[SOURCE DATA]
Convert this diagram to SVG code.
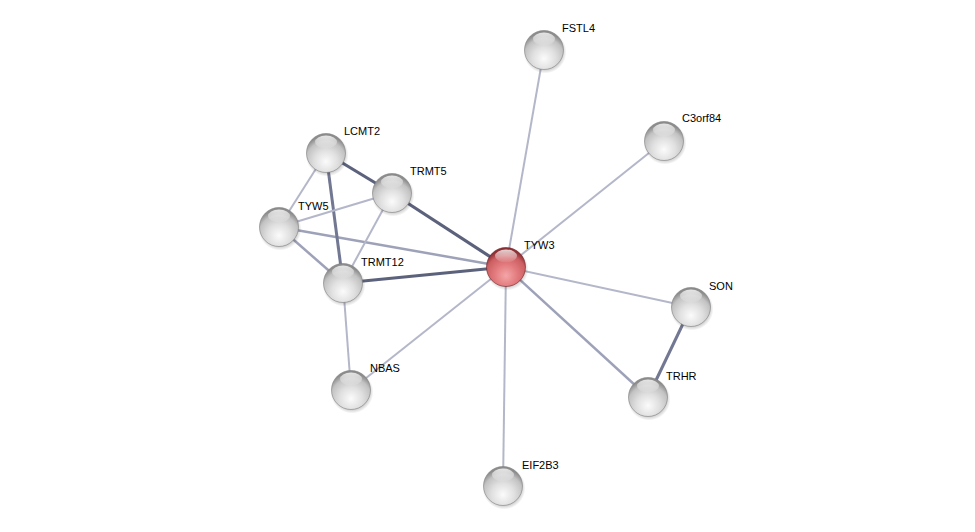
<svg xmlns="http://www.w3.org/2000/svg" width="975" height="532" viewBox="0 0 975 532">
<defs>
<radialGradient id="gw" cx="50%" cy="72%" r="65%">
<stop offset="0" stop-color="#fbfbfb"/>
<stop offset="0.45" stop-color="#e0e0e0"/>
<stop offset="0.8" stop-color="#c2c2c2"/>
<stop offset="1" stop-color="#8c8c8c"/>
</radialGradient>
<radialGradient id="gr" cx="50%" cy="72%" r="65%">
<stop offset="0" stop-color="#f4a6a8"/>
<stop offset="0.45" stop-color="#e27a7d"/>
<stop offset="0.8" stop-color="#cc5f62"/>
<stop offset="1" stop-color="#8e3034"/>
</radialGradient>
<linearGradient id="hl" x1="0" y1="0" x2="0" y2="1">
<stop offset="0" stop-color="#ffffff" stop-opacity="0.8"/>
<stop offset="1" stop-color="#ffffff" stop-opacity="0.05"/>
</linearGradient>
<radialGradient id="sh" cx="50%" cy="50%" r="50%">
<stop offset="0.75" stop-color="#000" stop-opacity="0.25"/>
<stop offset="1" stop-color="#000" stop-opacity="0"/>
</radialGradient>
<g id="ball">
<circle cx="1" cy="2" r="21.5" fill="url(#sh)"/>
<circle r="19.5" fill="url(#gw)" stroke="#808080" stroke-width="0.6"/>
<ellipse cx="0" cy="-11" rx="11" ry="6.5" fill="url(#hl)"/>
</g>
<g id="ballr">
<circle cx="1" cy="2" r="21.5" fill="url(#sh)"/>
<circle r="19.5" fill="url(#gr)" stroke="#6e2226" stroke-width="0.6"/>
<ellipse cx="0" cy="-11" rx="11" ry="6.5" fill="url(#hl)"/>
</g>
</defs>
<style>
.e{fill:none;stroke-linecap:butt}
.l{stroke:#b4b7c9;stroke-width:2}
.m{stroke:#9ea2b8;stroke-width:2.5}
.d{stroke:#5d627c;stroke-width:3.2}
.dm{stroke:#727792;stroke-width:3}
text{font-family:"Liberation Sans",Arial,sans-serif;font-size:11px;fill:#000}
</style>
<rect width="975" height="532" fill="#ffffff"/>
<g id="edges">
<line class="e l" x1="544" y1="50" x2="506" y2="267"/>
<line class="e l" x1="664" y1="141" x2="506" y2="267"/>
<line class="e l" x1="691" y1="307" x2="506" y2="267"/>
<line class="e m" x1="648" y1="397" x2="506" y2="267"/>
<line class="e l" x1="503" y1="486" x2="506" y2="267"/>
<line class="e l" x1="351" y1="390" x2="506" y2="267"/>
<line class="e m" x1="279" y1="227" x2="506" y2="267"/>
<line class="e d" x1="343" y1="283" x2="506" y2="267"/>
<line class="e d" x1="392" y1="193" x2="506" y2="267"/>
<line class="e d" x1="326" y1="153" x2="392" y2="193"/>
<line class="e dm" x1="326" y1="153" x2="343" y2="283"/>
<line class="e l" x1="326" y1="153" x2="279" y2="227"/>
<line class="e l" x1="279" y1="227" x2="392" y2="193"/>
<line class="e m" x1="279" y1="227" x2="343" y2="283"/>
<line class="e l" x1="392" y1="193" x2="343" y2="283"/>
<line class="e l" x1="343" y1="283" x2="351" y2="390"/>
<line class="e dm" x1="691" y1="307" x2="648" y2="397"/>
</g>
<g id="FSTL4"><use href="#ball" x="544" y="50"/><text x="562" y="32">FSTL4</text></g>
<g id="C3orf84"><use href="#ball" x="664" y="141"/><text x="682" y="122">C3orf84</text></g>
<g id="LCMT2"><use href="#ball" x="326" y="153"/><text x="344" y="135">LCMT2</text></g>
<g id="TRMT5"><use href="#ball" x="392" y="193"/><text x="410" y="175">TRMT5</text></g>
<g id="TYW5"><use href="#ball" x="279" y="227"/><text x="298" y="210">TYW5</text></g>
<g id="TRMT12"><use href="#ball" x="343" y="283"/><text x="361" y="266">TRMT12</text></g>
<g id="TYW3"><use href="#ballr" x="506" y="267"/><text x="524" y="249">TYW3</text></g>
<g id="SON"><use href="#ball" x="691" y="307"/><text x="709" y="290">SON</text></g>
<g id="NBAS"><use href="#ball" x="351" y="390"/><text x="370" y="372">NBAS</text></g>
<g id="TRHR"><use href="#ball" x="648" y="397"/><text x="666" y="380">TRHR</text></g>
<g id="EIF2B3"><use href="#ball" x="503" y="486"/><text x="522" y="469">EIF2B3</text></g>
</svg>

[AIM OF THE TASK]
Return the full material word for word. Do not include the pictures.

[EXERCISE ANSWER]
Convert this diagram to SVG code.
<svg xmlns="http://www.w3.org/2000/svg" width="975" height="532" viewBox="0 0 975 532">
<defs>
<radialGradient id="gw" cx="50%" cy="72%" r="65%">
<stop offset="0" stop-color="#fbfbfb"/>
<stop offset="0.45" stop-color="#e0e0e0"/>
<stop offset="0.8" stop-color="#c2c2c2"/>
<stop offset="1" stop-color="#8c8c8c"/>
</radialGradient>
<radialGradient id="gr" cx="50%" cy="72%" r="65%">
<stop offset="0" stop-color="#f4a6a8"/>
<stop offset="0.45" stop-color="#e27a7d"/>
<stop offset="0.8" stop-color="#cc5f62"/>
<stop offset="1" stop-color="#8e3034"/>
</radialGradient>
<linearGradient id="hl" x1="0" y1="0" x2="0" y2="1">
<stop offset="0" stop-color="#ffffff" stop-opacity="0.8"/>
<stop offset="1" stop-color="#ffffff" stop-opacity="0.05"/>
</linearGradient>
<radialGradient id="sh" cx="50%" cy="50%" r="50%">
<stop offset="0.75" stop-color="#000" stop-opacity="0.25"/>
<stop offset="1" stop-color="#000" stop-opacity="0"/>
</radialGradient>
<g id="ball">
<circle cx="1" cy="2" r="21.5" fill="url(#sh)"/>
<circle r="19.5" fill="url(#gw)" stroke="#808080" stroke-width="0.6"/>
<ellipse cx="0" cy="-11" rx="11" ry="6.5" fill="url(#hl)"/>
</g>
<g id="ballr">
<circle cx="1" cy="2" r="21.5" fill="url(#sh)"/>
<circle r="19.5" fill="url(#gr)" stroke="#6e2226" stroke-width="0.6"/>
<ellipse cx="0" cy="-11" rx="11" ry="6.5" fill="url(#hl)"/>
</g>
</defs>
<style>
.e{fill:none;stroke-linecap:butt}
.l{stroke:#b4b7c9;stroke-width:2}
.m{stroke:#9ea2b8;stroke-width:2.5}
.d{stroke:#5d627c;stroke-width:3.2}
.dm{stroke:#727792;stroke-width:3}
text{font-family:"Liberation Sans",Arial,sans-serif;font-size:11px;fill:#000}
</style>
<rect width="975" height="532" fill="#ffffff"/>
<g id="edges">
<line class="e l" x1="544" y1="50" x2="506" y2="267"/>
<line class="e l" x1="664" y1="141" x2="506" y2="267"/>
<line class="e l" x1="691" y1="307" x2="506" y2="267"/>
<line class="e m" x1="648" y1="397" x2="506" y2="267"/>
<line class="e l" x1="503" y1="486" x2="506" y2="267"/>
<line class="e l" x1="351" y1="390" x2="506" y2="267"/>
<line class="e m" x1="279" y1="227" x2="506" y2="267"/>
<line class="e d" x1="343" y1="283" x2="506" y2="267"/>
<line class="e d" x1="392" y1="193" x2="506" y2="267"/>
<line class="e d" x1="326" y1="153" x2="392" y2="193"/>
<line class="e dm" x1="326" y1="153" x2="343" y2="283"/>
<line class="e l" x1="326" y1="153" x2="279" y2="227"/>
<line class="e l" x1="279" y1="227" x2="392" y2="193"/>
<line class="e m" x1="279" y1="227" x2="343" y2="283"/>
<line class="e l" x1="392" y1="193" x2="343" y2="283"/>
<line class="e l" x1="343" y1="283" x2="351" y2="390"/>
<line class="e dm" x1="691" y1="307" x2="648" y2="397"/>
</g>
<g id="FSTL4"><use href="#ball" x="544" y="50"/><text x="562" y="32">FSTL4</text></g>
<g id="C3orf84"><use href="#ball" x="664" y="141"/><text x="682" y="122">C3orf84</text></g>
<g id="LCMT2"><use href="#ball" x="326" y="153"/><text x="344" y="135">LCMT2</text></g>
<g id="TRMT5"><use href="#ball" x="392" y="193"/><text x="410" y="175">TRMT5</text></g>
<g id="TYW5"><use href="#ball" x="279" y="227"/><text x="298" y="210">TYW5</text></g>
<g id="TRMT12"><use href="#ball" x="343" y="283"/><text x="361" y="266">TRMT12</text></g>
<g id="TYW3"><use href="#ballr" x="506" y="267"/><text x="524" y="249">TYW3</text></g>
<g id="SON"><use href="#ball" x="691" y="307"/><text x="709" y="290">SON</text></g>
<g id="NBAS"><use href="#ball" x="351" y="390"/><text x="370" y="372">NBAS</text></g>
<g id="TRHR"><use href="#ball" x="648" y="397"/><text x="666" y="380">TRHR</text></g>
<g id="EIF2B3"><use href="#ball" x="503" y="486"/><text x="522" y="469">EIF2B3</text></g>
</svg>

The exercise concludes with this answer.